Werelderfgoed in Indonesië
Wikimedia-lijst / Uit Wikipedia, de vrije encyclopedia
Het Werelderfgoed in Indonesië bestaat uit negen erfgoedlocaties.[1][2] Indonesisch erfgoed werd voor het eerst in de werelderfgoedlijst opgenomen tijdens de vijftiende zitting van het Werelderfgoedcomité die in 1991 plaatsvond in Carthago, Tunesië. Tijdens deze zitting werden vier Indonesische erfgoedlocaties toegevoegd: de tempelcomplexen van Borobudur en Prambanan, evenals de nationale parken Komodo en Ujung Kulon.[3] De overige vijf erfgoedlocaties volgden in 1996, 1999, 2004, 2012 en 2019.
De selectie van werelderfgoed is gebaseerd op tien criteria: zes ervan zijn van toepassing op cultuurerfgoed (i-vi) en vier op natuurerfgoed (vii-x).[4] Sommige erfgoedlocaties, aangeduid als "gemengd," bestaan zowel uit cultuur- als natuurerfgoed. Indonesië bezit vijf objecten met cultuurerfgoed, vier objecten met natuurerfgoed en geen gemengde objecten.[1][5]

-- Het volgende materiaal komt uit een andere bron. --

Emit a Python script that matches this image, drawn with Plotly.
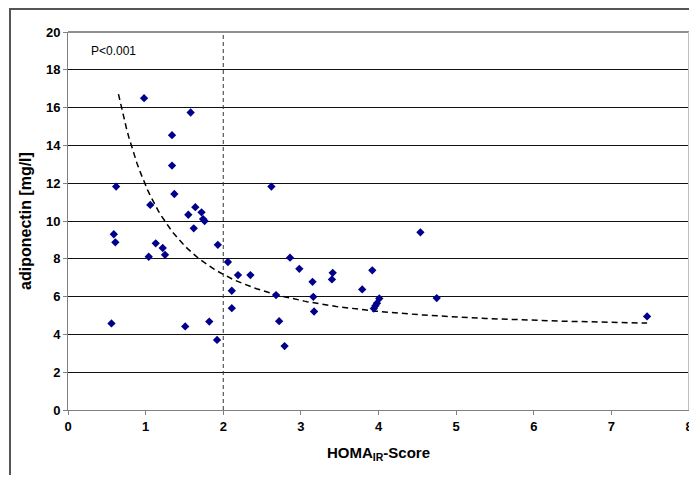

Het Werelderfgoedcomité kan een werelderfgoed als bedreigd aanmerken naar aanleiding van "omstandigheden die bedreigend zijn voor de wezenlijke kenmerken waarom een erfgoed werd ingeschreven op de werelderfgoedlijst". In Indonesië werd het Tropisch regenwoud van Sumatra in 2011 tot bedreigd werelderfgoed verklaard.